Against patriarchal structures in world coffee trade
Women's cooperative Aprolma
Aprolma cooperative (Asociación de Productoras Libres de Marcala) is located in the Marcala province, La Paz, in Central American Honduras. There is considerable experience regarding coffee cultivation in this region. Furthermore, collective projects of quality development are implemented.
Aprolma has arisen from one of the first Honduran women's cooperative. At the moment, 69 women are active members of the coop. They are producing coffee on their own land. As a rule, women are cultivating one or two hectares of acreage. Coffee is produced organically and organic-certified
Aprolma compañeras value very highly their coffee's quality, because it is the foundation of their independence and autonomy. In their view, the following four aspects are paramount:
Reinforcement of organisation by constant improvement of the production process.
Sustainable production resulting from more efficient utilisation of plantations implementing environment-friendly cultivation methods.
Direct action and practical solidarity, without intermediaries, intended to improve the quality of farmers' life.
Collective infrastructure by intelligent use of available resources.
Their raw coffee is distinguished by its special quality, a fruitiness which is sporting an accompanying liveliness even in the darker brands – e.g. in our Las Chonas single-roasted coffee and espresso.
The political situation in Honduras
Honduras has experienced a long series of military coups and colonial exploitation. Generous political and economic conditions have attracted capital-strong corporations like United Fruit Company establishing huge plantations and have resulted in the development of the proverbial 'banana republic'. Several dictators being supported by other countries have been representing international donors' interests. In 1954, Honduras placed its territory at the disposal of intervention forces overthrowing Guatemala's president. Additionally, the country has been the beachhead and sanctuary of the Contras in the Nicaraguan civil war.

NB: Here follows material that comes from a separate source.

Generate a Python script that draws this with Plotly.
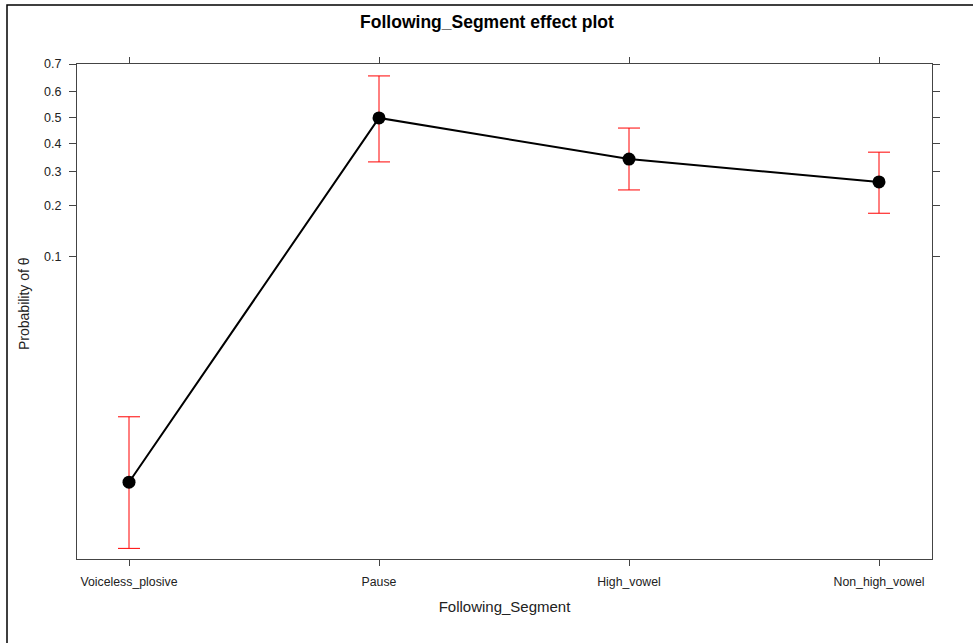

On June 28 2009, the president of Honduras was overthrown by a military coup. Consequently, the security situation has deteriorated dramatically. Well-known political activists like Berta Caceres of the indigenous organisation Copinh have been murdered. An especially drastic increase in hate crimes against members of the LGBTI* community has occurred. Legal investigation of these crimes is rare. On the contrary, big corporations, political leaders and the military are participating frequently in murders and crimes against human rights. A climate of corruption, lawlessness and violence prevails. In the aftermath of the November 2017 elections, accusations of fraud and manipulation have been put forward. In the subsequent protests, at least 20 people have lost their lives and thousands have been arrested.
Self-organisation and political independence
Consequently, everyday work of the women's coop is taking place under difficult political conditions. Aprolma's members currently also are facing new challenges like global warming and increasingly extreme weather conditions. They are spreading information regarding these developments' consequences like decreasing agricultural gain or quality loss and increasing poverty of the rural population and developing active counter-measures. Additionally, they are continuing to organise against Honduras' patriarchal system and against blackmail and threats of armed groups co-operating with corrupt politicians and the military.
Moreover, compañeras' self-organisation and financial independence in the coffee trade still aren't accepted automatically by male compañeros. Therefore, collective work in the coop is not merely making a big point encouraging emancipation and equal labour relations but is also practically relevant for economic and political independence.